Importantly, the Court stressed that it was not imposing a heightened pleading standard or requiring plaintiffs to prove their case at the complaint stage. Rather, the ruling clarified that Federal Rule of Civil Procedure 8(a)(2) — which requires 'a short and plain statement of the claim showing that the pleader is entitled to relief' — demands more than labels, conclusions, or a bare recitation of the elements of a cause of action. The facts alleged must, when accepted as true, make the plaintiff's legal claim plausible, not just imaginable.
Concurring Opinions
There were no separately written concurring opinions in this case.
Dissenting Opinions
John Paul Stevensjoined by Ruth Bader Ginsburg
Justice Stevens argued that the majority had fundamentally changed the rules of federal civil procedure without proper justification. He believed the Conley v. Gibson standard had served the legal system well for fifty years, that the complaint adequately alleged a conspiracy, and that the Court was improperly requiring plaintiffs to plead detailed evidence at the very outset of a case.
- The Conley v. Gibson 'no set of facts' standard was well-understood, workable, and had been applied consistently by federal courts for half a century — the majority provided no compelling reason to abandon it.
- The plaintiffs alleged specific parallel conduct that, viewed in the light most favorable to them as required at the motion-to-dismiss stage, was sufficient to suggest a plausible conspiracy rather than mere independent action.
- The majority's concern about expensive discovery costs was a policy argument better addressed by Congress or through existing judicial tools for managing discovery, not by raising the bar for filing a complaint.
- The new plausibility standard is inherently subjective and will lead to inconsistent results because different judges will have different intuitions about what counts as 'plausible.'
Background & Facts
In 1984, a federal court broke up the AT&T telephone monopoly into several regional companies, often called the 'Baby Bells.' These companies — known as Incumbent Local Exchange Carriers, or ILECs — each dominated phone service in their own geographic territory. The Telecommunications Act of 1996 was supposed to open these local markets to competition by requiring the ILECs to share their networks with new rival companies called Competitive Local Exchange Carriers, or CLECs. But competition was slow to materialize. The CLECs struggled, and the Baby Bells largely stayed out of each other's territories.

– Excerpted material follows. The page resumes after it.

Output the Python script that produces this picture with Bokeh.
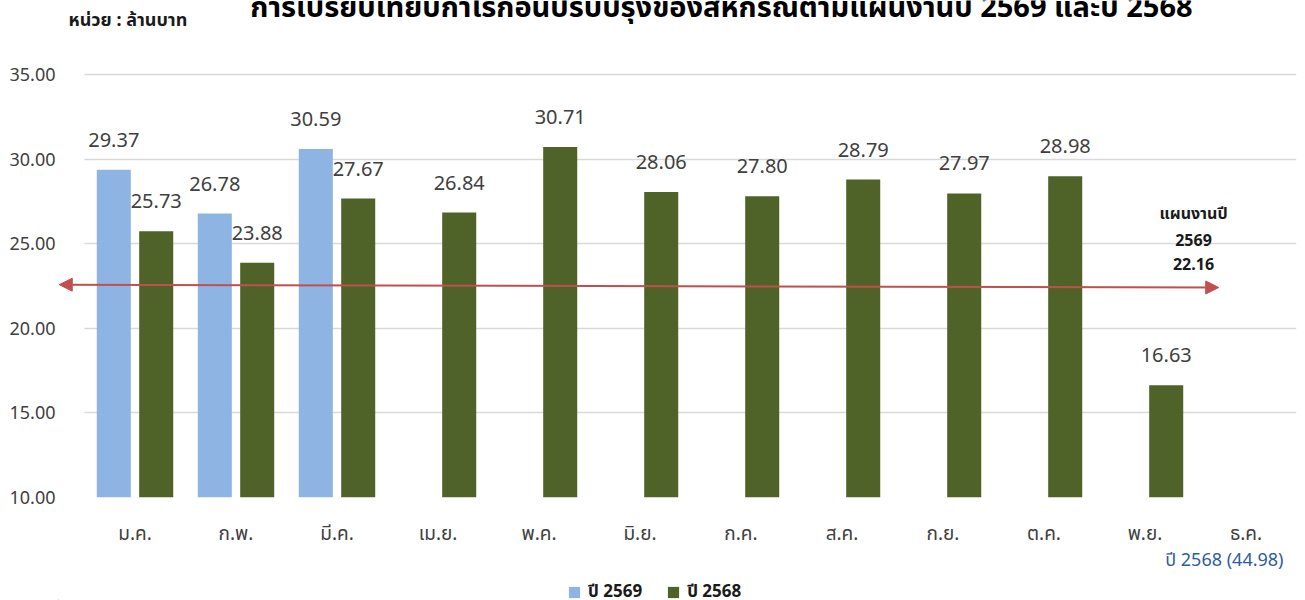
from bokeh.plotting import figure
from bokeh.layouts import column
from bokeh.models import (Range1d, ColumnDataSource, Label, Arrow, NormalHead,
                          Legend, LegendItem, FixedTicker, NumeralTickFormatter)
from bokeh.core.properties import value
from bokeh.embed import file_html
from bokeh.resources import INLINE

# ---------------- data ----------------
months = ["ม.ค.", "ก.พ.", "มี.ค.", "เม.ย.", "พ.ค.", "มิ.ย.", "ก.ค.", "ส.ค.", "ก.ย.", "ต.ค.", "พ.ย.", "ธ.ค."]
profit_2569 = [29.37, 26.78, 30.59]
profit_2568 = [25.73, 23.88, 27.67, 26.84, 30.71, 28.06, 27.80, 28.79, 27.97, 28.98, 16.63]
dec_2568 = 44.98
plan_2569 = 22.16
plan_arrow_x = [-0.25, 11.23]      # arrow ends, in month slots
plan_arrow_y = [22.58, 22.41]
y_ticks = [10, 15, 20, 25, 30, 35]
series_names = ["ปี 2569", "ปี 2568"]
title_text = "การเปรียบเทียบกำไรก่อนปรับปรุงของสหกรณ์ตามแผนงานปี 2569 และปี 2568"
unit_text = "หน่วย : ล้านบาท"
plan_title = "แผนงานปี"
plan_year = "2569"

# ---------------- style / layout ----------------
BLUE = "#8EB4E3"
GREEN = "#4F6228"
RED = "#C0504D"
TXT = "#404040"
FONT = "'Noto Sans', Tahoma, 'Noto Sans Thai', sans-serif"

W_FIG, H_TOTAL = 1305, 600
H_MAIN = 548
H_FOOT = H_TOTAL - H_MAIN
FRAME_L, FRAME_R = 58, 1296          # frame edges (px)
SLOT0_L = 84                          # left edge of the first month slot (px)
Y_TOP_PX, Y_BOT_PX = 74, 497          # pixel rows of 35 and 10
Y0, Y1 = 10, 35
PX_PER_Y = (Y_BOT_PX - Y_TOP_PX) / (Y1 - Y0)
n_slots = len(months)
PX_PER_X = (FRAME_R - SLOT0_L) / n_slots
x_start = -(SLOT0_L - FRAME_L) / PX_PER_X
y_end = Y1 + Y_TOP_PX / PX_PER_Y      # frame reaches the top of the canvas

W = 0.337
OFF = 0.21

src69 = ColumnDataSource(dict(
    x=[i + 0.5 - OFF for i in range(len(profit_2569))], val=profit_2569,
    label=[f"{v:.2f}" for v in profit_2569], base=[Y0] * len(profit_2569)))
src68 = ColumnDataSource(dict(
    x=[i + 0.5 + OFF for i in range(len(profit_2568))], val=profit_2568,
    label=[f"{v:.2f}" for v in profit_2568], base=[Y0] * len(profit_2568)))

p = figure(x_range=Range1d(x_start, n_slots), y_range=Range1d(Y0, y_end),
           width=W_FIG, height=H_MAIN, output_backend="svg", toolbar_location=None,
           min_border_left=FRAME_L, min_border_right=W_FIG - FRAME_R,
           min_border_top=0, min_border_bottom=H_MAIN - Y_BOT_PX)

p.outline_line_color = None
p.background_fill_color = "white"
p.border_fill_color = "white"
p.xgrid.grid_line_color = None
p.ygrid.grid_line_color = "#D9D9D9"
p.ygrid.grid_line_width = 1.5
if "cross_bounds" in p.ygrid[0].properties():
    p.ygrid[0].cross_bounds = (0, n_slots)

p.yaxis.ticker = FixedTicker(ticks=y_ticks)
p.yaxis.formatter = NumeralTickFormatter(format="0.00")
p.xaxis.ticker = FixedTicker(ticks=[i + 0.5 for i in range(n_slots)])
p.xaxis.major_label_overrides = {i + 0.5: m for i, m in enumerate(months)}
for ax in (p.xaxis, p.yaxis):
    ax.axis_line_color = None
    ax.major_tick_line_color = None
    ax.minor_tick_line_color = None
    ax.major_label_text_color = TXT
    ax.major_label_text_font = FONT
p.yaxis.major_label_text_font_size = "18px"
p.yaxis.major_tick_out = 0
p.yaxis.major_label_standoff = 3
p.xaxis.major_label_text_font_size = "19px"
p.xaxis.major_label_standoff = 16

r69 = p.vbar(x="x", top="val", bottom="base", width=W, source=src69,
             fill_color=BLUE, line_color=None)
r68 = p.vbar(x="x", top="val", bottom="base", width=W, source=src68,
             fill_color=GREEN, line_color=None)

for src in (src69, src68):
    p.text(x="x", y="val", text="label", source=src,
           text_align="center", text_baseline="alphabetic", y_offset=-30,
           text_font=value(FONT), text_font_size=value("20px"), text_color=TXT)

# plan arrow
p.add_layout(Arrow(start=NormalHead(size=13, fill_color=RED, line_color=RED),
                   end=NormalHead(size=13, fill_color=RED, line_color=RED),
                   x_start=plan_arrow_x[0], y_start=plan_arrow_y[0],
                   x_end=plan_arrow_x[1], y_end=plan_arrow_y[1],
                   line_color=RED, line_width=2))

# plan text (screen units relative to frame bottom-left)
for txt, yy in ((plan_title, 285), (plan_year, 258), (f"{plan_2569:.2f}", 234)):
    p.add_layout(Label(x=1193 - FRAME_L, y=yy, x_units="screen", y_units="screen", text=txt,
                       text_align="center", text_baseline="alphabetic",
                       text_font=FONT, text_font_size="16px", text_font_style="bold",
                       text_color="#1a1a1a"))

# title (partly above the canvas, as in the reference) and unit
p.add_layout(Label(x=721 - FRAME_L, y=492, x_units="screen", y_units="screen",
                   text=title_text, text_align="center", text_baseline="alphabetic",
                   text_font=FONT, text_font_size="29px", text_font_style="bold",
                   text_color="#000000"))
p.add_layout(Label(x=68 - FRAME_L, y=479, x_units="screen", y_units="screen",
                   text=unit_text, text_align="left", text_baseline="alphabetic",
                   text_font=FONT, text_font_size="18px", text_font_style="bold",
                   text_color="#1a1a1a"))

# ---------------- footer: December note and legend ----------------
# the column aligns the footer's frame with the main frame (FRAME_L..FRAME_R),
# so its x range is expressed in page pixels
f = figure(width=W_FIG, height=H_FOOT, x_range=Range1d(FRAME_L, FRAME_R),
           y_range=Range1d(0, H_FOOT),
           output_backend="svg", toolbar_location=None,
           min_border_left=FRAME_L, min_border_right=W_FIG - FRAME_R,
           min_border_top=0, min_border_bottom=0,
           x_axis_type=None, y_axis_type=None)
f.outline_line_color = None
f.xgrid.visible = False
f.ygrid.visible = False

f.add_layout(Label(x=1283, y=42, text=f"{series_names[1]} ({dec_2568:.2f})",
                   text_align="right", text_baseline="alphabetic",
                   text_font=FONT, text_font_size="18px", text_color="#2E5E9E"))

# legend proxies (kept outside the footer's visible range)
k69 = f.vbar(x=[-100], top=[1], width=1, fill_color=BLUE, line_color=None)
k68 = f.vbar(x=[-100], top=[1], width=1, fill_color=GREEN, line_color=None)
legend = Legend(items=[LegendItem(label=series_names[0], renderers=[k69]),
                       LegendItem(label=series_names[1], renderers=[k68])],
                orientation="horizontal", location=(567 - FRAME_L, -5),
                glyph_width=14, glyph_height=14, label_height=14, label_standoff=7,
                spacing=24, padding=0, margin=0, border_line_color=None,
                background_fill_alpha=0,
                label_text_font=FONT, label_text_font_size="17px",
                label_text_font_style="bold", label_text_color="#1a1a1a")
f.add_layout(legend, "center")

layout = column(p, f, spacing=0)
open("out.html", "w").write(file_html(layout, INLINE))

William Twombly and other telephone and internet subscribers filed a class-action lawsuit against Bell Atlantic Corporation and several other ILECs in 2003. The consumers alleged that the ILECs had violated Section 1 of the Sherman Antitrust Act — the federal law that prohibits conspiracies to restrain trade. Specifically, the plaintiffs claimed the ILECs had secretly agreed to do two things: first, to work together to prevent CLECs from gaining a foothold in any of their markets; and second, to stay out of each other's territories so they would not have to compete against one another. The evidence they pointed to was largely the companies' 'parallel conduct' — the fact that all the ILECs seemed to behave the same way, discouraging competitors and avoiding each other's turf.
The United States District Court for the Southern District of New York dismissed the complaint. The judge concluded that the plaintiffs had not alleged enough facts to support their claim of a conspiracy. Merely showing that competing companies behaved similarly did not prove they had reached an agreement, because each company might have independently decided that these actions were in its own self-interest.

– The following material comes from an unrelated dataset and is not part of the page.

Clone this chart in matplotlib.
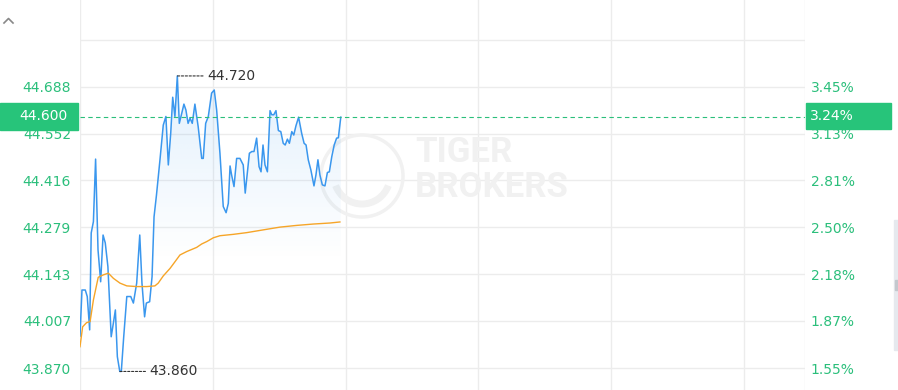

The United States Court of Appeals for the Second Circuit reversed the dismissal. Applying the long-standing standard from the 1957 Supreme Court case Conley v. Gibson, the appeals court held that a complaint should not be thrown out unless there is 'no set of facts' the plaintiff could prove that would entitle them to relief. Under that generous standard, the Second Circuit found the complaint was legally sufficient.
The Supreme Court agreed to hear the case because the proper standard for evaluating complaints at the earliest stage of litigation — before any evidence is gathered — was a question of enormous importance affecting virtually every federal lawsuit filed in the country.
The Arguments
Bell Atlantic argued that the plaintiffs' complaint should be dismissed because it relied on allegations of parallel business conduct that were just as consistent with independent decision-making as with an illegal conspiracy. Without additional facts suggesting an actual agreement, the complaint failed to state a valid antitrust claim.
- Parallel conduct among competitors is not inherently suspicious — it is a natural feature of competitive markets where rational companies independently reach similar business strategies.
- Allowing antitrust cases to proceed based solely on allegations of parallel conduct would expose companies to enormously expensive discovery processes, effectively coercing settlements even when no wrongdoing occurred.
- The complaint offered no specific facts pointing to an actual agreement among the ILECs, such as details about when, where, or how any conspiracy was formed.
Twombly and the other consumers argued that their complaint met the requirements of federal pleading rules because it gave fair notice of their claims and alleged specific parallel actions that, taken together, suggested a conspiracy. They contended that the traditional, more permissive pleading standard should apply.
- Under the long-established Conley v. Gibson standard, a complaint should survive a motion to dismiss as long as any set of facts consistent with the allegations could entitle the plaintiff to relief.
- The complaint did not merely recite legal conclusions — it identified specific parallel behaviors by the ILECs, including their shared resistance to CLECs and mutual avoidance of each other's markets.
- Dismissing the case before discovery would prevent plaintiffs from ever obtaining the internal corporate documents that could prove the existence of a secret agreement.